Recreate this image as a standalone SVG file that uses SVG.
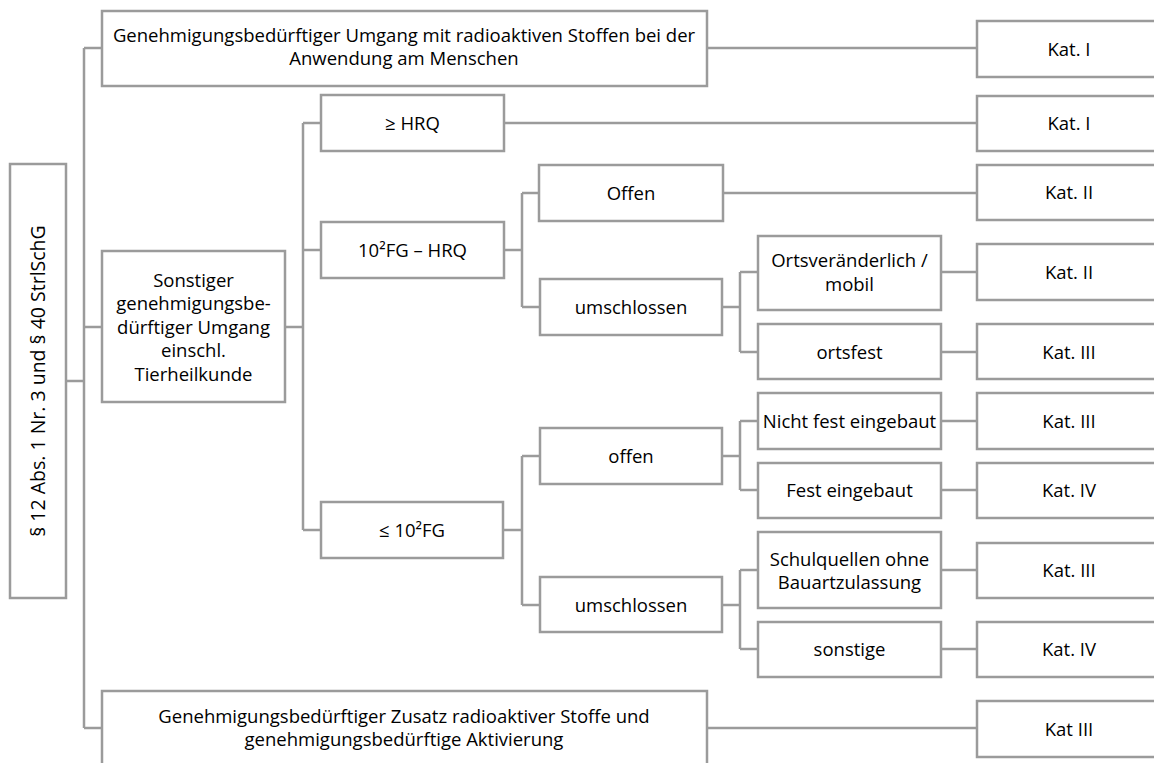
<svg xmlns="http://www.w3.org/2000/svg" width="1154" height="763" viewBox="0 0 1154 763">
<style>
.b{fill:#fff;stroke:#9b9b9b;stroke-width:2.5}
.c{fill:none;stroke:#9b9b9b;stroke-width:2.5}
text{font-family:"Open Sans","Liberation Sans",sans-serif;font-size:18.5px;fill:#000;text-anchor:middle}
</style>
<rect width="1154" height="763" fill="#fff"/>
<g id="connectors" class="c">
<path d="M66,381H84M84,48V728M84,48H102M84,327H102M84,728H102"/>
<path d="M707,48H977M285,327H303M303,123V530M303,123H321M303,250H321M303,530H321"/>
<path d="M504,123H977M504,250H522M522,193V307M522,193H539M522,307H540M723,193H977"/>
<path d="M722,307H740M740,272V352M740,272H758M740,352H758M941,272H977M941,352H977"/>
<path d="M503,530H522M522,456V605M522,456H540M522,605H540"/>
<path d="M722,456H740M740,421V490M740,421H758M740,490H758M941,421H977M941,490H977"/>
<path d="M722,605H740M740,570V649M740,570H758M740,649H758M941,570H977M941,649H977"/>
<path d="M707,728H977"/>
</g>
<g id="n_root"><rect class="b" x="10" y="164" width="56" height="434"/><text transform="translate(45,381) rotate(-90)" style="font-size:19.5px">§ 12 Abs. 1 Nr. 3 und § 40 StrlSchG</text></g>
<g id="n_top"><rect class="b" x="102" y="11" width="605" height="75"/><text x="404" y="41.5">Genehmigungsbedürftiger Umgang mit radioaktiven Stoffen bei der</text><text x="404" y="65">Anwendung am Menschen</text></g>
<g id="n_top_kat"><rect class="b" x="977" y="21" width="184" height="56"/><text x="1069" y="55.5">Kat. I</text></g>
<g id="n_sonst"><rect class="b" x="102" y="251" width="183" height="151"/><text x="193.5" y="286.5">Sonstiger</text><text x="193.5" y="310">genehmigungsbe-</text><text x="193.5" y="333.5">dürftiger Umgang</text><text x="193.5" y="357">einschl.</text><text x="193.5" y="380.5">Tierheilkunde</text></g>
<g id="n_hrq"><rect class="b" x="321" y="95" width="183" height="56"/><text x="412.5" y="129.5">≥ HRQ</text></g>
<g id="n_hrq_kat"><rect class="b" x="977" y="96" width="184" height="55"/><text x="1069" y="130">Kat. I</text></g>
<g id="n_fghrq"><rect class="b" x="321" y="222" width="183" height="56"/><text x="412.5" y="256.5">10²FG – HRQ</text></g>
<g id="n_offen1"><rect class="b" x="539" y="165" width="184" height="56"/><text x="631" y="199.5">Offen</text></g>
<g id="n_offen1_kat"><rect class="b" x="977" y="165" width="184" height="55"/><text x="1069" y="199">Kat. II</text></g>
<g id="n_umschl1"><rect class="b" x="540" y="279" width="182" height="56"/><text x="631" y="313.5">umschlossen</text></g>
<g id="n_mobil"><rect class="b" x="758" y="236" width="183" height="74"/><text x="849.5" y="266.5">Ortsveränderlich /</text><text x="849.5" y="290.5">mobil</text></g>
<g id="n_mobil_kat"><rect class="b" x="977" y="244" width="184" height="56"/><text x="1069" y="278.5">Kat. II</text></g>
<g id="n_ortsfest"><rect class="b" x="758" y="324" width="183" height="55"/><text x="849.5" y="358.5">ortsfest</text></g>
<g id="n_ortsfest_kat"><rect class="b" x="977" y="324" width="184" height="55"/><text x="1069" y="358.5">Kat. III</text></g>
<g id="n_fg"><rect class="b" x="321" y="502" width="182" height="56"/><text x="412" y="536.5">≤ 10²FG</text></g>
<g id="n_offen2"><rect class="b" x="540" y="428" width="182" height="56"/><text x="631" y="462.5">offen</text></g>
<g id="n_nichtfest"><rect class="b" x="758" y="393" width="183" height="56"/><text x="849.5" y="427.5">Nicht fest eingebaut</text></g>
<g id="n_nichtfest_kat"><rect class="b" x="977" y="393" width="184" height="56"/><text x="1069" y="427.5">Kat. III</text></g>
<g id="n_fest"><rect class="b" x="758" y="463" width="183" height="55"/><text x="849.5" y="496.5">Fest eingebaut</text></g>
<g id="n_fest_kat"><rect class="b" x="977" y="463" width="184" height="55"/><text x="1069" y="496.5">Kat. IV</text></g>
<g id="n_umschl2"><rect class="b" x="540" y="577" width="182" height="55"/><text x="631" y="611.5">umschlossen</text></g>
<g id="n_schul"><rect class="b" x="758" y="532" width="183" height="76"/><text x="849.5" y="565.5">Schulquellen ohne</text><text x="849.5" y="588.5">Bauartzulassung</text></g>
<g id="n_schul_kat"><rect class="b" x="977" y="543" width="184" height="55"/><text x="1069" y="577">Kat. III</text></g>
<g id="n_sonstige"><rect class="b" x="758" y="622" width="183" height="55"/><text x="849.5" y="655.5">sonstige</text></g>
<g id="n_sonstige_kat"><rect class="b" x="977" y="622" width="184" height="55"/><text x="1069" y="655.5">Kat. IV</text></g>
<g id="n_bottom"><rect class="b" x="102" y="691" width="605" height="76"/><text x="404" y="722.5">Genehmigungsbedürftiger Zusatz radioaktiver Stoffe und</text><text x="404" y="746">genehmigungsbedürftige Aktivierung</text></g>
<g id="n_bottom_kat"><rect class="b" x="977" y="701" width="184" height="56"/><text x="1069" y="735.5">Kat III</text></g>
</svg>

========

WORK TO COMPLETE ▸
Reproduce all of the material exactly, apart from the pictures.

RESULT OF THIS EXERCISE ▸
Recreate this image as a standalone SVG file that uses SVG.
<svg xmlns="http://www.w3.org/2000/svg" width="1154" height="763" viewBox="0 0 1154 763">
<style>
.b{fill:#fff;stroke:#9b9b9b;stroke-width:2.5}
.c{fill:none;stroke:#9b9b9b;stroke-width:2.5}
text{font-family:"Open Sans","Liberation Sans",sans-serif;font-size:18.5px;fill:#000;text-anchor:middle}
</style>
<rect width="1154" height="763" fill="#fff"/>
<g id="connectors" class="c">
<path d="M66,381H84M84,48V728M84,48H102M84,327H102M84,728H102"/>
<path d="M707,48H977M285,327H303M303,123V530M303,123H321M303,250H321M303,530H321"/>
<path d="M504,123H977M504,250H522M522,193V307M522,193H539M522,307H540M723,193H977"/>
<path d="M722,307H740M740,272V352M740,272H758M740,352H758M941,272H977M941,352H977"/>
<path d="M503,530H522M522,456V605M522,456H540M522,605H540"/>
<path d="M722,456H740M740,421V490M740,421H758M740,490H758M941,421H977M941,490H977"/>
<path d="M722,605H740M740,570V649M740,570H758M740,649H758M941,570H977M941,649H977"/>
<path d="M707,728H977"/>
</g>
<g id="n_root"><rect class="b" x="10" y="164" width="56" height="434"/><text transform="translate(45,381) rotate(-90)" style="font-size:19.5px">§ 12 Abs. 1 Nr. 3 und § 40 StrlSchG</text></g>
<g id="n_top"><rect class="b" x="102" y="11" width="605" height="75"/><text x="404" y="41.5">Genehmigungsbedürftiger Umgang mit radioaktiven Stoffen bei der</text><text x="404" y="65">Anwendung am Menschen</text></g>
<g id="n_top_kat"><rect class="b" x="977" y="21" width="184" height="56"/><text x="1069" y="55.5">Kat. I</text></g>
<g id="n_sonst"><rect class="b" x="102" y="251" width="183" height="151"/><text x="193.5" y="286.5">Sonstiger</text><text x="193.5" y="310">genehmigungsbe-</text><text x="193.5" y="333.5">dürftiger Umgang</text><text x="193.5" y="357">einschl.</text><text x="193.5" y="380.5">Tierheilkunde</text></g>
<g id="n_hrq"><rect class="b" x="321" y="95" width="183" height="56"/><text x="412.5" y="129.5">≥ HRQ</text></g>
<g id="n_hrq_kat"><rect class="b" x="977" y="96" width="184" height="55"/><text x="1069" y="130">Kat. I</text></g>
<g id="n_fghrq"><rect class="b" x="321" y="222" width="183" height="56"/><text x="412.5" y="256.5">10²FG – HRQ</text></g>
<g id="n_offen1"><rect class="b" x="539" y="165" width="184" height="56"/><text x="631" y="199.5">Offen</text></g>
<g id="n_offen1_kat"><rect class="b" x="977" y="165" width="184" height="55"/><text x="1069" y="199">Kat. II</text></g>
<g id="n_umschl1"><rect class="b" x="540" y="279" width="182" height="56"/><text x="631" y="313.5">umschlossen</text></g>
<g id="n_mobil"><rect class="b" x="758" y="236" width="183" height="74"/><text x="849.5" y="266.5">Ortsveränderlich /</text><text x="849.5" y="290.5">mobil</text></g>
<g id="n_mobil_kat"><rect class="b" x="977" y="244" width="184" height="56"/><text x="1069" y="278.5">Kat. II</text></g>
<g id="n_ortsfest"><rect class="b" x="758" y="324" width="183" height="55"/><text x="849.5" y="358.5">ortsfest</text></g>
<g id="n_ortsfest_kat"><rect class="b" x="977" y="324" width="184" height="55"/><text x="1069" y="358.5">Kat. III</text></g>
<g id="n_fg"><rect class="b" x="321" y="502" width="182" height="56"/><text x="412" y="536.5">≤ 10²FG</text></g>
<g id="n_offen2"><rect class="b" x="540" y="428" width="182" height="56"/><text x="631" y="462.5">offen</text></g>
<g id="n_nichtfest"><rect class="b" x="758" y="393" width="183" height="56"/><text x="849.5" y="427.5">Nicht fest eingebaut</text></g>
<g id="n_nichtfest_kat"><rect class="b" x="977" y="393" width="184" height="56"/><text x="1069" y="427.5">Kat. III</text></g>
<g id="n_fest"><rect class="b" x="758" y="463" width="183" height="55"/><text x="849.5" y="496.5">Fest eingebaut</text></g>
<g id="n_fest_kat"><rect class="b" x="977" y="463" width="184" height="55"/><text x="1069" y="496.5">Kat. IV</text></g>
<g id="n_umschl2"><rect class="b" x="540" y="577" width="182" height="55"/><text x="631" y="611.5">umschlossen</text></g>
<g id="n_schul"><rect class="b" x="758" y="532" width="183" height="76"/><text x="849.5" y="565.5">Schulquellen ohne</text><text x="849.5" y="588.5">Bauartzulassung</text></g>
<g id="n_schul_kat"><rect class="b" x="977" y="543" width="184" height="55"/><text x="1069" y="577">Kat. III</text></g>
<g id="n_sonstige"><rect class="b" x="758" y="622" width="183" height="55"/><text x="849.5" y="655.5">sonstige</text></g>
<g id="n_sonstige_kat"><rect class="b" x="977" y="622" width="184" height="55"/><text x="1069" y="655.5">Kat. IV</text></g>
<g id="n_bottom"><rect class="b" x="102" y="691" width="605" height="76"/><text x="404" y="722.5">Genehmigungsbedürftiger Zusatz radioaktiver Stoffe und</text><text x="404" y="746">genehmigungsbedürftige Aktivierung</text></g>
<g id="n_bottom_kat"><rect class="b" x="977" y="701" width="184" height="56"/><text x="1069" y="735.5">Kat III</text></g>
</svg>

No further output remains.